| MATERIAL PROVIDED |
'''
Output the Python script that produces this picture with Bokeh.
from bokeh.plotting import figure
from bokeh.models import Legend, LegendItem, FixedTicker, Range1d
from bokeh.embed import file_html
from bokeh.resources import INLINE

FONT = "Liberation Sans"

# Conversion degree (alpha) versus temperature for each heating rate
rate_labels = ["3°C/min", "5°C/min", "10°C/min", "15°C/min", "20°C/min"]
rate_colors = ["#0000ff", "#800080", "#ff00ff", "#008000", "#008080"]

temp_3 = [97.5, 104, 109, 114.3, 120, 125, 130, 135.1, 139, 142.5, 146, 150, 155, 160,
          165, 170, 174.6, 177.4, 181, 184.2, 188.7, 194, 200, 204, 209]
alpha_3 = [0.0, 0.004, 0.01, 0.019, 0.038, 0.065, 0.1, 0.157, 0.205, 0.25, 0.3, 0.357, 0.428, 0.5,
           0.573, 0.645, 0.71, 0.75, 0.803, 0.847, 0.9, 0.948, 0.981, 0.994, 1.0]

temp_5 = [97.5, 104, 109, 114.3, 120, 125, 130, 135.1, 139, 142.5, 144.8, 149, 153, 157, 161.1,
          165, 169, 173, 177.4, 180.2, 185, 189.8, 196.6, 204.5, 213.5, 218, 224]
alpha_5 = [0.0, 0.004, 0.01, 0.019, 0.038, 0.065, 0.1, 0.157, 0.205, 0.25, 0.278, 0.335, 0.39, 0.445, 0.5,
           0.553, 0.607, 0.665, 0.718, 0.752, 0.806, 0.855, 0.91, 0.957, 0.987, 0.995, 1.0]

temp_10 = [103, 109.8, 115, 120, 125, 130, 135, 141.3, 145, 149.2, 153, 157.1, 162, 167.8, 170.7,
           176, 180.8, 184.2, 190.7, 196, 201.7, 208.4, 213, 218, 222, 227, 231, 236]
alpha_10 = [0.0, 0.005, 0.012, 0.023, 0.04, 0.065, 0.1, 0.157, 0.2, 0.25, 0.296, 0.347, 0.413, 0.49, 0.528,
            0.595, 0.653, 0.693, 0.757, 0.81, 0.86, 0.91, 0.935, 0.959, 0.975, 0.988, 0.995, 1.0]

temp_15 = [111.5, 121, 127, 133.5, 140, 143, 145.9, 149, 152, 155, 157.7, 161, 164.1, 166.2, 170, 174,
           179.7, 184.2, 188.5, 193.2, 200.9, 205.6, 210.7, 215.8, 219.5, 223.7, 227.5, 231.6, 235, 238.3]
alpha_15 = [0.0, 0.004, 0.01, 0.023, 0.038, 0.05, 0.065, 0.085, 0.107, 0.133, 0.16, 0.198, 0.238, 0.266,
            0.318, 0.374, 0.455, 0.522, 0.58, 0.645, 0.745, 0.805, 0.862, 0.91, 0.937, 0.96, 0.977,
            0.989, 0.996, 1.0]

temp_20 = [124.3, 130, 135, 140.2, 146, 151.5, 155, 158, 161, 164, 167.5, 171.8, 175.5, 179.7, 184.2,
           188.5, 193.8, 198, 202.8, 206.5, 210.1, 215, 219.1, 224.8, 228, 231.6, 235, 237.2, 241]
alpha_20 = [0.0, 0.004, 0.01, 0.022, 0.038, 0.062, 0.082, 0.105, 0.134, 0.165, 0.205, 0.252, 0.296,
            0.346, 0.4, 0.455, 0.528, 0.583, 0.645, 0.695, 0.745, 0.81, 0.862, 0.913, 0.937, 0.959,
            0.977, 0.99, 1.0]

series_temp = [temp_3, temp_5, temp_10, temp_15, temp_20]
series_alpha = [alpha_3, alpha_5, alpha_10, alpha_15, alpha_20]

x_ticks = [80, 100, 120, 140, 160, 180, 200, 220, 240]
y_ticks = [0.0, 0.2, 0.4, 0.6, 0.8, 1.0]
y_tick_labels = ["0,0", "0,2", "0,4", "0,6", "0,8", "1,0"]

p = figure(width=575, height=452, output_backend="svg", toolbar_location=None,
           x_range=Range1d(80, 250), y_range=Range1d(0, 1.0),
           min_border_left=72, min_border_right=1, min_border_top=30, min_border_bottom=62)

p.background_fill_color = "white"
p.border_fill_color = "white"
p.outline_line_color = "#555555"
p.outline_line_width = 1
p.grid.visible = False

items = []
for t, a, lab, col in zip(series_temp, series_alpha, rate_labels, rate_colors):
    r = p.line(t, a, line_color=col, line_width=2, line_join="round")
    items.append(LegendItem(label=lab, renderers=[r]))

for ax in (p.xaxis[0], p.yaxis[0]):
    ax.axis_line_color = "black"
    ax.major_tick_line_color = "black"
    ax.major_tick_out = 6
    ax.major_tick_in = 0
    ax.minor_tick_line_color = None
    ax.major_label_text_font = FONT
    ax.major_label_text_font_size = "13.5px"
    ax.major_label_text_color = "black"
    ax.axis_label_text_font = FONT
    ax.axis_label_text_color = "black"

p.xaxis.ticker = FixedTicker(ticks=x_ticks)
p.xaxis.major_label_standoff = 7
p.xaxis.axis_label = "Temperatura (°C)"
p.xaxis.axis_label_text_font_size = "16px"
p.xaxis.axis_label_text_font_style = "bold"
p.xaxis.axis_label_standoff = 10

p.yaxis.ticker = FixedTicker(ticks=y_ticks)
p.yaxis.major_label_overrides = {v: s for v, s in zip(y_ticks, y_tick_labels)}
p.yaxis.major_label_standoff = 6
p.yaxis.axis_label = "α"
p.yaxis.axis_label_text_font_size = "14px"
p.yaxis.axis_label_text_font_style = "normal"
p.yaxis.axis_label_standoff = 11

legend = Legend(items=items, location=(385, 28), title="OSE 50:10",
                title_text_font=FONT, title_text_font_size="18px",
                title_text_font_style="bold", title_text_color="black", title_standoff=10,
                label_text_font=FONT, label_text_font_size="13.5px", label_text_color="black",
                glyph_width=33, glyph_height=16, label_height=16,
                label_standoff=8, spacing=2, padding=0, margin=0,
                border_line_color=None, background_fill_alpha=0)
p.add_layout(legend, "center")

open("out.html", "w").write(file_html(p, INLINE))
'''
| TASK DETAILS |
Your task is to repeat each line of the material exactly.

| WRITTEN REPLY |
Output the Python script that produces this picture with Bokeh.
from bokeh.plotting import figure
from bokeh.models import Legend, LegendItem, FixedTicker, Range1d
from bokeh.embed import file_html
from bokeh.resources import INLINE

FONT = "Liberation Sans"

# Conversion degree (alpha) versus temperature for each heating rate
rate_labels = ["3°C/min", "5°C/min", "10°C/min", "15°C/min", "20°C/min"]
rate_colors = ["#0000ff", "#800080", "#ff00ff", "#008000", "#008080"]

temp_3 = [97.5, 104, 109, 114.3, 120, 125, 130, 135.1, 139, 142.5, 146, 150, 155, 160,
          165, 170, 174.6, 177.4, 181, 184.2, 188.7, 194, 200, 204, 209]
alpha_3 = [0.0, 0.004, 0.01, 0.019, 0.038, 0.065, 0.1, 0.157, 0.205, 0.25, 0.3, 0.357, 0.428, 0.5,
           0.573, 0.645, 0.71, 0.75, 0.803, 0.847, 0.9, 0.948, 0.981, 0.994, 1.0]

temp_5 = [97.5, 104, 109, 114.3, 120, 125, 130, 135.1, 139, 142.5, 144.8, 149, 153, 157, 161.1,
          165, 169, 173, 177.4, 180.2, 185, 189.8, 196.6, 204.5, 213.5, 218, 224]
alpha_5 = [0.0, 0.004, 0.01, 0.019, 0.038, 0.065, 0.1, 0.157, 0.205, 0.25, 0.278, 0.335, 0.39, 0.445, 0.5,
           0.553, 0.607, 0.665, 0.718, 0.752, 0.806, 0.855, 0.91, 0.957, 0.987, 0.995, 1.0]

temp_10 = [103, 109.8, 115, 120, 125, 130, 135, 141.3, 145, 149.2, 153, 157.1, 162, 167.8, 170.7,
           176, 180.8, 184.2, 190.7, 196, 201.7, 208.4, 213, 218, 222, 227, 231, 236]
alpha_10 = [0.0, 0.005, 0.012, 0.023, 0.04, 0.065, 0.1, 0.157, 0.2, 0.25, 0.296, 0.347, 0.413, 0.49, 0.528,
            0.595, 0.653, 0.693, 0.757, 0.81, 0.86, 0.91, 0.935, 0.959, 0.975, 0.988, 0.995, 1.0]

temp_15 = [111.5, 121, 127, 133.5, 140, 143, 145.9, 149, 152, 155, 157.7, 161, 164.1, 166.2, 170, 174,
           179.7, 184.2, 188.5, 193.2, 200.9, 205.6, 210.7, 215.8, 219.5, 223.7, 227.5, 231.6, 235, 238.3]
alpha_15 = [0.0, 0.004, 0.01, 0.023, 0.038, 0.05, 0.065, 0.085, 0.107, 0.133, 0.16, 0.198, 0.238, 0.266,
            0.318, 0.374, 0.455, 0.522, 0.58, 0.645, 0.745, 0.805, 0.862, 0.91, 0.937, 0.96, 0.977,
            0.989, 0.996, 1.0]

temp_20 = [124.3, 130, 135, 140.2, 146, 151.5, 155, 158, 161, 164, 167.5, 171.8, 175.5, 179.7, 184.2,
           188.5, 193.8, 198, 202.8, 206.5, 210.1, 215, 219.1, 224.8, 228, 231.6, 235, 237.2, 241]
alpha_20 = [0.0, 0.004, 0.01, 0.022, 0.038, 0.062, 0.082, 0.105, 0.134, 0.165, 0.205, 0.252, 0.296,
            0.346, 0.4, 0.455, 0.528, 0.583, 0.645, 0.695, 0.745, 0.81, 0.862, 0.913, 0.937, 0.959,
            0.977, 0.99, 1.0]

series_temp = [temp_3, temp_5, temp_10, temp_15, temp_20]
series_alpha = [alpha_3, alpha_5, alpha_10, alpha_15, alpha_20]

x_ticks = [80, 100, 120, 140, 160, 180, 200, 220, 240]
y_ticks = [0.0, 0.2, 0.4, 0.6, 0.8, 1.0]
y_tick_labels = ["0,0", "0,2", "0,4", "0,6", "0,8", "1,0"]

p = figure(width=575, height=452, output_backend="svg", toolbar_location=None,
           x_range=Range1d(80, 250), y_range=Range1d(0, 1.0),
           min_border_left=72, min_border_right=1, min_border_top=30, min_border_bottom=62)

p.background_fill_color = "white"
p.border_fill_color = "white"
p.outline_line_color = "#555555"
p.outline_line_width = 1
p.grid.visible = False

items = []
for t, a, lab, col in zip(series_temp, series_alpha, rate_labels, rate_colors):
    r = p.line(t, a, line_color=col, line_width=2, line_join="round")
    items.append(LegendItem(label=lab, renderers=[r]))

for ax in (p.xaxis[0], p.yaxis[0]):
    ax.axis_line_color = "black"
    ax.major_tick_line_color = "black"
    ax.major_tick_out = 6
    ax.major_tick_in = 0
    ax.minor_tick_line_color = None
    ax.major_label_text_font = FONT
    ax.major_label_text_font_size = "13.5px"
    ax.major_label_text_color = "black"
    ax.axis_label_text_font = FONT
    ax.axis_label_text_color = "black"

p.xaxis.ticker = FixedTicker(ticks=x_ticks)
p.xaxis.major_label_standoff = 7
p.xaxis.axis_label = "Temperatura (°C)"
p.xaxis.axis_label_text_font_size = "16px"
p.xaxis.axis_label_text_font_style = "bold"
p.xaxis.axis_label_standoff = 10

p.yaxis.ticker = FixedTicker(ticks=y_ticks)
p.yaxis.major_label_overrides = {v: s for v, s in zip(y_ticks, y_tick_labels)}
p.yaxis.major_label_standoff = 6
p.yaxis.axis_label = "α"
p.yaxis.axis_label_text_font_size = "14px"
p.yaxis.axis_label_text_font_style = "normal"
p.yaxis.axis_label_standoff = 11

legend = Legend(items=items, location=(385, 28), title="OSE 50:10",
                title_text_font=FONT, title_text_font_size="18px",
                title_text_font_style="bold", title_text_color="black", title_standoff=10,
                label_text_font=FONT, label_text_font_size="13.5px", label_text_color="black",
                glyph_width=33, glyph_height=16, label_height=16,
                label_standoff=8, spacing=2, padding=0, margin=0,
                border_line_color=None, background_fill_alpha=0)
p.add_layout(legend, "center")

open("out.html", "w").write(file_html(p, INLINE))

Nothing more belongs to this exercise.